Dynamic assembly and biocatalysis-selected gelation endow self-compartmentalized multienzyme superactivity

Cellular metabolism in multiple organelles utilizes compartmentalized multienzyme efficient catalysis to realize substance metabolism, energy conversion and immune defenses. The convenient and biomimetic design of artificial multienzymes has become an emerging research topic. Herein, we employ a facile enzyme-initiated radical polymerization to self-anchor multienzyme in cell-like hydrogels with mesoscale compartments. The dynamic assembly of glucose oxidase/cytochrome c (GOx/Cyt c) with methacrylate-modified hyaluronic acid can form nanoaggregates, where only the bound enzyme pairs with the adjacent position can catalyze the polymerization to compartmentalize multienzymes within hydrogel. Consequently, the cascade enzymes within hydrogel display 33.9 times higher activity compared to free enzymes, as well as excellent thermostability and multiple recyclability.
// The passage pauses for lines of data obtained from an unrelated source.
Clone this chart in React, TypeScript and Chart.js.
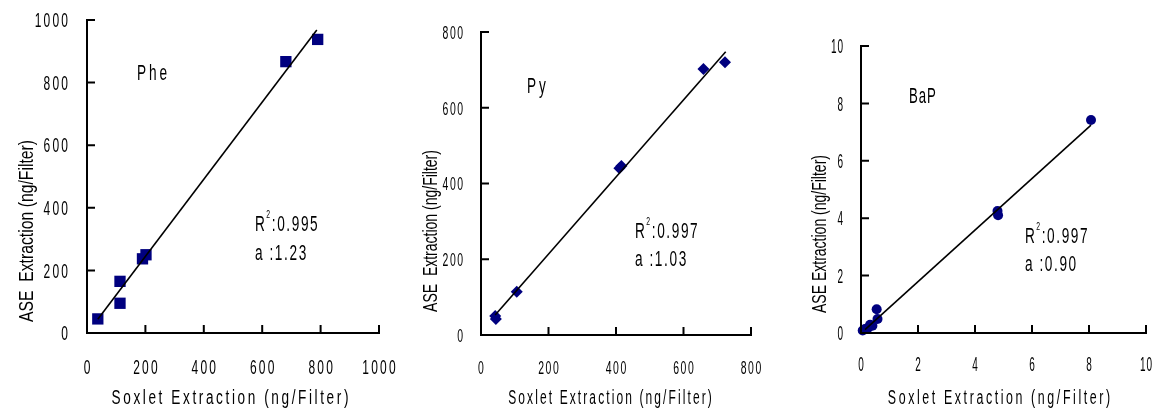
import React, { useEffect, useRef } from 'react';
import { Chart, registerables } from 'chart.js';

Chart.register(...registerables);

const FONT = "'Liberation Sans', Arial, sans-serif";
const NAVY = '#00007f';

// Phe panel
const pheSoxlet = [37, 113, 113, 190, 202, 681, 790];
const pheASE = [45, 95, 165, 237, 250, 867, 938];
const pheFitX = [37, 787];
const pheFitY = [44, 968];
const pheTicks = [0, 200, 400, 600, 800, 1000];

// Py panel
const pySoxlet = [42, 44, 106, 410, 416, 659, 723];
const pyASE = [50, 42, 114, 440, 446, 702, 720];
const pyFitX = [42, 725];
const pyFitY = [53, 748];
const pyTicks = [0, 200, 400, 600, 800];

// BaP panel
const bapSoxlet = [0.06, 0.14, 0.25, 0.32, 0.4, 0.55, 0.58, 4.79, 4.81, 8.07];
const bapASE = [0.09, 0.14, 0.18, 0.29, 0.25, 0.83, 0.49, 4.25, 4.1, 7.42];
const bapFitX = [0.14, 8.07];
const bapFitY = [0.12, 7.24];
const bapTicks = [0, 2, 4, 6, 8, 10];

const xTitleText = 'Soxlet Extraction (ng/Filter)';

type Style = { size: number; sx: number; spacing: number };

type Panel = {
  left: number;
  width: number;
  xs: number[];
  ys: number[];
  fitX: number[];
  fitY: number[];
  ticks: number[];
  pointStyle: string;
  radius: number;
  padTop: number;
  padRight: number;
  yWidth: number;
  xHeight: number;
  tickStyle: Style;
  yLabelGap: number;
  xLabelY: number;
  yTitle: { text: string; baseX: number; cy: number; style: Style };
  xTitle: { cx: number; cy: number; style: Style };
  name: { text: string; vx: number; vy: number; style: Style };
  r2: { value: string; slope: string; vx: number; vy1: number; vy2: number; style: Style };
};

const panels: Panel[] = [
  {
    left: 0, width: 400,
    xs: pheSoxlet, ys: pheASE, fitX: pheFitX, fitY: pheFitY, ticks: pheTicks,
    pointStyle: 'rect', radius: 8,
    padTop: 20, padRight: 21, yWidth: 87, xHeight: 77,
    tickStyle: { size: 20, sx: 0.6, spacing: 2.2 },
    yLabelGap: 19, xLabelY: 367,
    yTitle: { text: 'ASE  Extraction (ng/Filter)', baseX: 33, cy: 231, style: { size: 21, sx: 0.75, spacing: 0 } },
    xTitle: { cx: 230, cy: 397, style: { size: 20, sx: 0.68, spacing: 2.6 } },
    name: { text: 'Phe', vx: 171, vy: 834, style: { size: 22, sx: 0.62, spacing: 3 } },
    r2: { value: '0.995', slope: '1.23', vx: 575, vy1: 351, vy2: 259, style: { size: 22, sx: 0.62, spacing: 1.6 } },
  },
  {
    left: 390, width: 390,
    xs: pySoxlet, ys: pyASE, fitX: pyFitX, fitY: pyFitY, ticks: pyTicks,
    pointStyle: 'rectRot', radius: 6,
    padTop: 32, padRight: 29, yWidth: 91, xHeight: 75,
    tickStyle: { size: 19, sx: 0.55, spacing: 1.5 },
    yLabelGap: 18, xLabelY: 367,
    yTitle: { text: 'ASE  Extraction (ng/Filter)', baseX: 47, cy: 231, style: { size: 20, sx: 0.7, spacing: 0 } },
    xTitle: { cx: 220, cy: 397, style: { size: 20, sx: 0.6, spacing: 2.1 } },
    name: { text: 'Py', vx: 136, vy: 660, style: { size: 22, sx: 0.62, spacing: 3 } },
    r2: { value: '0.997', slope: '1.03', vx: 456, vy1: 277, vy2: 203, style: { size: 22, sx: 0.62, spacing: 1.6 } },
  },
  {
    left: 770, width: 383,
    xs: bapSoxlet, ys: bapASE, fitX: bapFitX, fitY: bapFitY, ticks: bapTicks,
    pointStyle: 'circle', radius: 5,
    padTop: 46, padRight: 7, yWidth: 91, xHeight: 77,
    tickStyle: { size: 20, sx: 0.5, spacing: 1 },
    yLabelGap: 18, xLabelY: 364,
    yTitle: { text: 'ASE Extraction (ng/Filter)', baseX: 56, cy: 234, style: { size: 20, sx: 0.7, spacing: 0 } },
    xTitle: { cx: 229, cy: 397, style: { size: 20, sx: 0.62, spacing: 2.6 } },
    name: { text: 'BaP', vx: 1.68, vy: 8.28, style: { size: 22, sx: 0.6, spacing: 1 } },
    r2: { value: '0.997', slope: '0.90', vx: 5.75, vy1: 3.42, vy2: 2.45, style: { size: 22, sx: 0.62, spacing: 1.6 } },
  },
];

type Ctx = CanvasRenderingContext2D & { letterSpacing: string };

// Measures condensed text; returns its visual width.
function measure(ctx: Ctx, text: string, st: Style): number {
  ctx.save();
  ctx.font = `${st.size}px ${FONT}`;
  ctx.letterSpacing = st.spacing / st.sx + 'px';
  const w = ctx.measureText(text).width * st.sx - st.spacing;
  ctx.restore();
  return w;
}

function drawText(
  ctx: Ctx, text: string, x: number, cy: number, st: Style,
  anchor: number, rotate = false,
) {
  const w = measure(ctx, text, st);
  ctx.save();
  ctx.font = `${st.size}px ${FONT}`;
  ctx.letterSpacing = st.spacing / st.sx + 'px';
  ctx.textAlign = 'left';
  ctx.textBaseline = 'alphabetic';
  ctx.fillStyle = '#000';
  if (rotate) {
    ctx.translate(x, cy);
    ctx.rotate(-Math.PI / 2);
    ctx.scale(st.sx, 1);
    ctx.fillText(text, (-w * anchor) / st.sx, 0);
  } else {
    const by = cy + st.size * 0.358;
    ctx.translate(x - w * anchor, by);
    ctx.scale(st.sx, 1);
    ctx.fillText(text, 0, 0);
  }
  ctx.restore();
  return w;
}

function makeOverlay(p: Panel) {
  return {
    id: 'overlay',
    afterDraw(chart: any) {
      const ctx = chart.ctx as Ctx;
      const xs = chart.scales.x;
      const ys = chart.scales.y;
      const { left, bottom } = chart.chartArea;
      const maxV = p.ticks[p.ticks.length - 1];
      ctx.save();
      ctx.strokeStyle = '#000';
      ctx.lineWidth = 2;
      ctx.lineCap = 'square';
      ctx.beginPath();
      ctx.moveTo(left, ys.getPixelForValue(maxV));
      ctx.lineTo(left, bottom);
      ctx.lineTo(xs.getPixelForValue(maxV), bottom);
      for (const v of p.ticks) {
        const py = ys.getPixelForValue(v);
        ctx.moveTo(left, py);
        ctx.lineTo(left + 7, py);
        const px = xs.getPixelForValue(v);
        ctx.moveTo(px, bottom);
        ctx.lineTo(px, bottom - 7);
      }
      ctx.stroke();
      ctx.restore();

      // tick labels
      for (const v of p.ticks) {
        const label = String(v);
        drawText(ctx, label, left - p.yLabelGap, ys.getPixelForValue(v), p.tickStyle, 1);
        drawText(ctx, label, xs.getPixelForValue(v), p.xLabelY, p.tickStyle, 0.5);
      }
      // axis titles
      drawText(ctx, p.yTitle.text, p.yTitle.baseX, p.yTitle.cy, p.yTitle.style, 0.5, true);
      drawText(ctx, xTitleText, p.xTitle.cx, p.xTitle.cy, p.xTitle.style, 0.5);
      // compound name
      drawText(ctx, p.name.text, xs.getPixelForValue(p.name.vx), ys.getPixelForValue(p.name.vy), p.name.style, 0);
      // R2 and slope
      const rx = xs.getPixelForValue(p.r2.vx);
      const ry1 = ys.getPixelForValue(p.r2.vy1);
      const ry2 = ys.getPixelForValue(p.r2.vy2);
      const st = p.r2.style;
      const wR = drawText(ctx, 'R', rx, ry1, st, 0);
      const sup: Style = { size: Math.round(st.size * 0.5), sx: st.sx, spacing: 0 };
      const wS = drawText(ctx, '2', rx + wR + st.spacing, ry1 - st.size * 0.42, sup, 0);
      drawText(ctx, ':' + p.r2.value, rx + wR + wS + st.spacing * 2, ry1, st, 0);
      drawText(ctx, 'a :' + p.r2.slope, rx, ry2, st, 0);
    },
  };
}

function PanelChart({ p }: { p: Panel }) {
  const ref = useRef<HTMLCanvasElement | null>(null);
  useEffect(() => {
    if (!ref.current) return;
    const points = p.xs.map((x, i) => ({ x, y: p.ys[i] }));
    const fit = p.fitX.map((x, i) => ({ x, y: p.fitY[i] }));
    const minV = p.ticks[0];
    const maxV = p.ticks[p.ticks.length - 1];
    const axisCommon = {
      type: 'linear' as const,
      min: minV,
      max: maxV,
      grid: { display: false, drawTicks: false },
      border: { display: false },
      ticks: { display: false },
      afterBuildTicks: (s: any) => { s.ticks = p.ticks.map((v) => ({ value: v })); },
    };
    const chart = new Chart(ref.current, {
      type: 'scatter',
      data: {
        datasets: [
          {
            data: fit,
            showLine: true,
            borderColor: '#000',
            borderWidth: 1.6,
            pointRadius: 0,
            pointHoverRadius: 0,
            clip: false as any,
          },
          {
            data: points,
            pointStyle: p.pointStyle as any,
            pointRadius: p.radius,
            pointHoverRadius: p.radius,
            backgroundColor: NAVY,
            borderColor: NAVY,
            borderWidth: 0,
            clip: false as any,
          },
        ],
      },
      options: {
        animation: false,
        responsive: false,
        events: [],
        layout: { padding: { top: p.padTop, right: p.padRight, left: 0, bottom: 0 } },
        plugins: { legend: { display: false }, tooltip: { enabled: false } },
        scales: {
          x: {
            ...axisCommon,
            position: 'bottom',
            afterFit: (s: any) => { s.height = p.xHeight; },
          },
          y: {
            ...axisCommon,
            position: 'left',
            afterFit: (s: any) => { s.width = p.yWidth; },
          },
        },
      },
      plugins: [makeOverlay(p) as any],
    });
    return () => chart.destroy();
  }, [p]);
  return (
    <canvas
      ref={ref}
      width={p.width}
      height={410}
      style={{ position: 'absolute', left: p.left, top: 0, width: p.width, height: 410 }}
    />
  );
}

export default function App() {
  return (
    <div style={{ position: 'fixed', left: 0, top: 0, width: 1153, height: 410, background: '#fff', overflow: 'hidden' }}>
      {panels.map((p, i) => (
        <PanelChart key={i} p={p} />
      ))}
    </div>
  );
}
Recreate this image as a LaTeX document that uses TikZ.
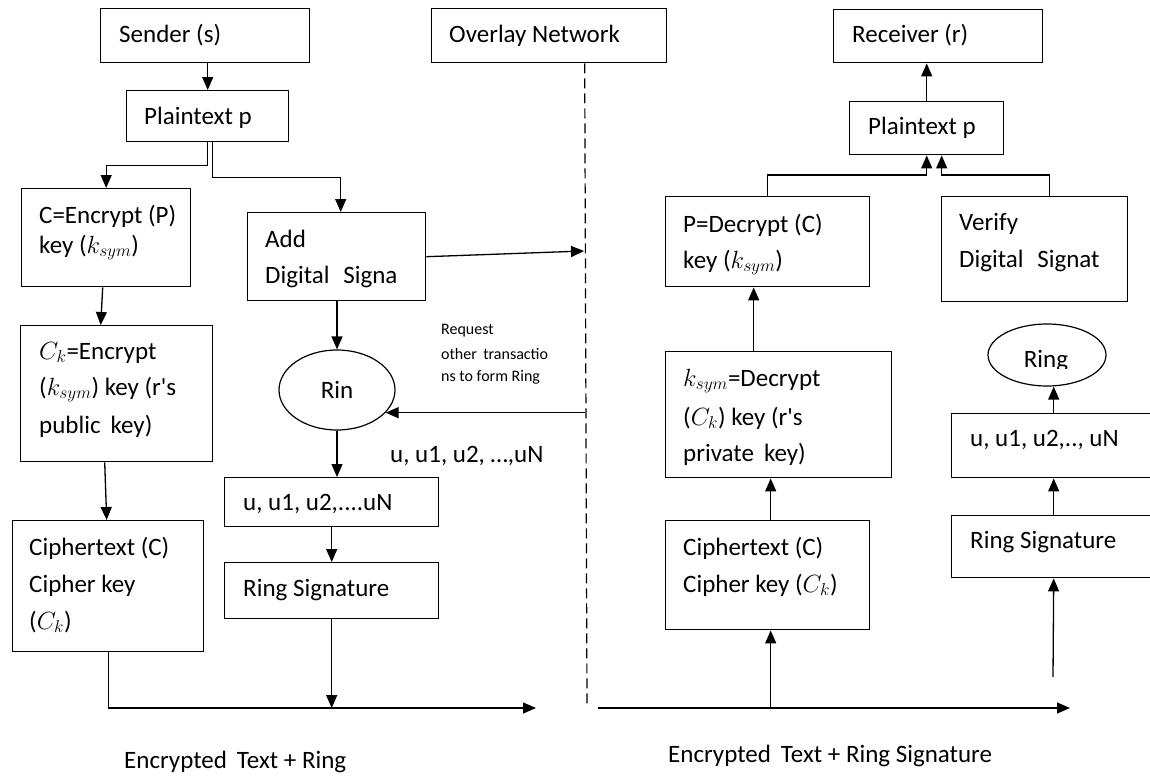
\documentclass[tikz,border=0pt]{standalone}
\usepackage{fontspec}
\setmainfont{Carlito}
\usetikzlibrary{arrows.meta,shapes.geometric}
\begin{document}
\begin{tikzpicture}[x=1pt,y=-1pt,
  box/.style={draw, line width=1.4pt, rectangle, inner sep=0pt, anchor=north west},
  oval/.style={draw, line width=1.2pt, ellipse, inner sep=0pt, font=\fontsize{25}{30}\selectfont},
  txt/.style={anchor=base west, inner sep=0pt, font=\fontsize{25}{30}\selectfont},
  small/.style={anchor=base west, inner sep=0pt, font=\fontsize{16}{19}\selectfont},
  link/.style={line width=1.3pt, -{Triangle[length=13pt,width=11pt]}},
  plain/.style={line width=1.3pt},
  sep/.style={line width=1.2pt, dash pattern=on 10pt off 5pt}
]
\useasboundingbox (0,0) rectangle (1150,776);
\clip (0,0) rectangle (1150,776);

% ---------- sender side ----------
\node[box, minimum width=209pt, minimum height=54pt] (sender) at (100,8) {};
\node[box, minimum width=162pt, minimum height=51pt] (plainL) at (126,90) {};
\node[box, minimum width=169pt, minimum height=98pt] (encC) at (21,188) {};
\node[box, minimum width=178pt, minimum height=88pt] (addDS) at (247,212) {};
\node[box, minimum width=192pt, minimum height=136pt] (ck) at (20,325) {};
\node[box, minimum width=191pt, minimum height=131pt] (cipherL) at (12,520) {};
\node[oval, minimum width=116pt, minimum height=80pt] (rin) at (337,390) {Rin};
\node[box, minimum width=214pt, minimum height=49pt] (uL) at (224,477) {};
\node[box, minimum width=214pt, minimum height=56pt] (rsL) at (224,562) {};

\node[txt] (tSender) at (119,43) {Sender (s)};
\node[txt] (tPlainL) at (144,124) {Plaintext p};
\node[txt] (tEnc1) at (39,223) {C=Encrypt (P)};
\node[txt] (tEnc2) at (39,253) {key ($k_{sym}$)};
\node[txt] (tAdd1) at (265,247) {Add};
\node[txt] (tAdd2) at (265,283) {Digital\hspace{0.55em}Signa};
\node[txt] (tCk1) at (39,359) {$C_k$=Encrypt};
\node[txt] (tCk2) at (39,395) {($k_{sym}$) key (r\textquotesingle s};
\node[txt] (tCk3) at (39,433) {public\hspace{0.4em}key)};
\node[txt] (tCiL1) at (29,555) {Ciphertext (C)};
\node[txt] (tCiL2) at (29,592) {Cipher key};
\node[txt] (tCiL3) at (29,629) {($C_k$)};
\node[txt] (tUL) at (243,510) {u, u1, u2,....uN};
\node[txt] (tRsL) at (243,596) {Ring Signature};
\node[small] (tReq1) at (441,334) {Request};
\node[small] (tReq2) at (441,359) {other\hspace{0.4em}transactio};
\node[small] (tReq3) at (441,381) {ns to form Ring};
\node[txt] (tUlist) at (390,462) {u, u1, u2, …,uN};
\node[txt] (tBotL) at (124,768) {Encrypted\hspace{0.4em}Text + Ring};

% ---------- overlay network ----------
\node[box, minimum width=235pt, minimum height=54pt] (overlay) at (431,8) {};
\node[txt] (tOverlay) at (449,43) {Overlay Network};
\coordinate (dtop) at ([xshift=35.5pt]overlay.south);
\coordinate (dbot) at (587,708);
\draw[sep] (dtop) -- (dbot);

% ---------- receiver side ----------
\node[box, minimum width=209pt, minimum height=53pt] (receiver) at (833,9) {};
\node[box, minimum width=154pt, minimum height=53pt] (plainR) at (849,101) {};
\node[box, minimum width=204pt, minimum height=90pt] (decP) at (665,196) {};
\node[box, minimum width=186pt, minimum height=105pt] (verify) at (941,196) {};
\node[box, minimum width=226pt, minimum height=126pt] (ksym) at (665,351) {};
\node[box, minimum width=204pt, minimum height=109pt] (cipherR) at (665,520) {};
\node[oval, minimum width=118pt, minimum height=62pt] (ringR) at (1047,355) {};
\node[box, minimum width=204pt, minimum height=64pt] (uR) at (951,413) {};
\node[box, minimum width=204pt, minimum height=62pt] (rsR) at (951,515) {};

\node[txt] (tReceiver) at (852,43) {Receiver (r)};
\node[txt] (tPlainR) at (868,134) {Plaintext p};
\node[txt] (tDec1) at (683,232) {P=Decrypt (C)};
\node[txt] (tDec2) at (683,268) {key ($k_{sym}$)};
\node[txt] (tVer1) at (959,230) {Verify};
\node[txt] (tVer2) at (959,267) {Digital\hspace{0.55em}Signat};
\node[txt] (tKs1) at (683,386) {$k_{sym}$=Decrypt};
\node[txt] (tKs2) at (683,425) {($C_k$) key (r\textquotesingle s};
\node[txt] (tKs3) at (683,461) {private\hspace{0.4em}key)};
\node[txt] (tCiR1) at (683,555) {Ciphertext (C)};
\node[txt] (tCiR2) at (683,592) {Cipher key ($C_k$)};
\begin{scope}
  \clip (990,330) rectangle (1105,368);
  \node[txt, anchor=base] (tRingR) at (1046,367) {Ring};
\end{scope}
\node[txt] (tUR) at (970,446) {u, u1, u2,.., uN};
\node[txt] (tRsR) at (970,548) {Ring Signature};
\node[txt] (tBotR) at (668,762) {Encrypted\hspace{0.4em}Text + Ring Signature};

% ---------- connectors: sender side ----------
\draw[link] (plainL.north |- sender.south) -- (plainL.north);
\draw[link] (plainL.south) -- ++(0,23) -| (encC.north);
\draw[link] ([xshift=5pt]plainL.south) -- ++(0,35) -| ([xshift=4pt]addDS.north);
\draw[link] ([xshift=-3.5pt]encC.south) -- ([xshift=-16pt]ck.north);
\draw[link] ([xshift=-12pt]ck.south) -- ([xshift=-1.5pt]cipherL.north);
\coordinate (dAdd) at (584,251);
\draw[link] (addDS.east) -- (dAdd);
\draw[link] (rin.-25 -| dtop) -- (rin.-25);
\draw[link] (rin.north |- addDS.south) -- (rin.north);
\draw[link] (rin.south) -- (rin.south |- uL.north);
\draw[link] (uL.south) -- (rsL.north);
\coordinate (botL) at (536,708);
\draw[link] (rsL.south) -- (rsL.south |- botL);
\draw[link] (cipherL.south) -- (cipherL.south |- botL) -- (botL);

% ---------- connectors: receiver side ----------
\coordinate (botRs) at (598,708);
\coordinate (botRe) at (1070,708);
\draw[link] (botRs) -- (botRe);
\coordinate (cR) at ([xshift=3pt]cipherR.south);
\draw[link] (cR |- botRs) -- (cR);
\draw[link] ([xshift=3pt]cipherR.north) -- ([xshift=3pt]cipherR.north |- ksym.south);
\draw[link] ([xshift=-25pt]ksym.north) -- ([xshift=-25pt]ksym.north |- decP.south);
\draw[link] (decP.north) -- ++(0,-21) -| (plainR.south);
\draw[link] ([xshift=15pt]verify.north) -- ++(0,-21) -| ([xshift=15pt]plainR.south);
\draw[link] (plainR.north) -- (plainR.north |- receiver.south);
\coordinate (free) at (1053,677);
\draw[link] (free) -- (rsR.south);
\draw[link] (rsR.north) -- (uR.south);
\draw[link] (uR.north) -- (uR.north |- ringR.south);
\end{tikzpicture}
\end{document}
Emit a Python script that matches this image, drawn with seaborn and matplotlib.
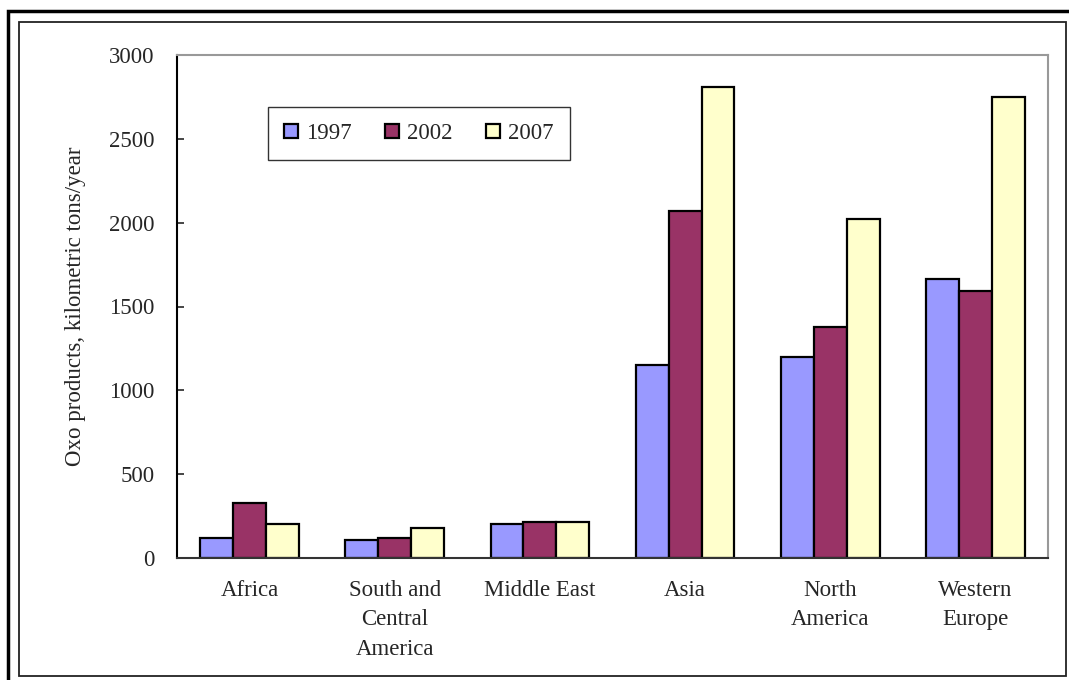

The mechanism study indicates that the compartmental effect of the hydrogel and the anchoring effect of Cyt c synergistically enhance GOx/Cyt c activity. According to the density functional theory (DFT) calculation, Cyt c activity increment originates from its ligand changes of Fe(III) porphyrin, which has a smaller energy barrier of the catalytic reaction. This study provides a promising strategy for autonomous colocalization of multienzyme in biocompatible hydrogels which can be potentially applied in cascade enzyme induced catalysis applications.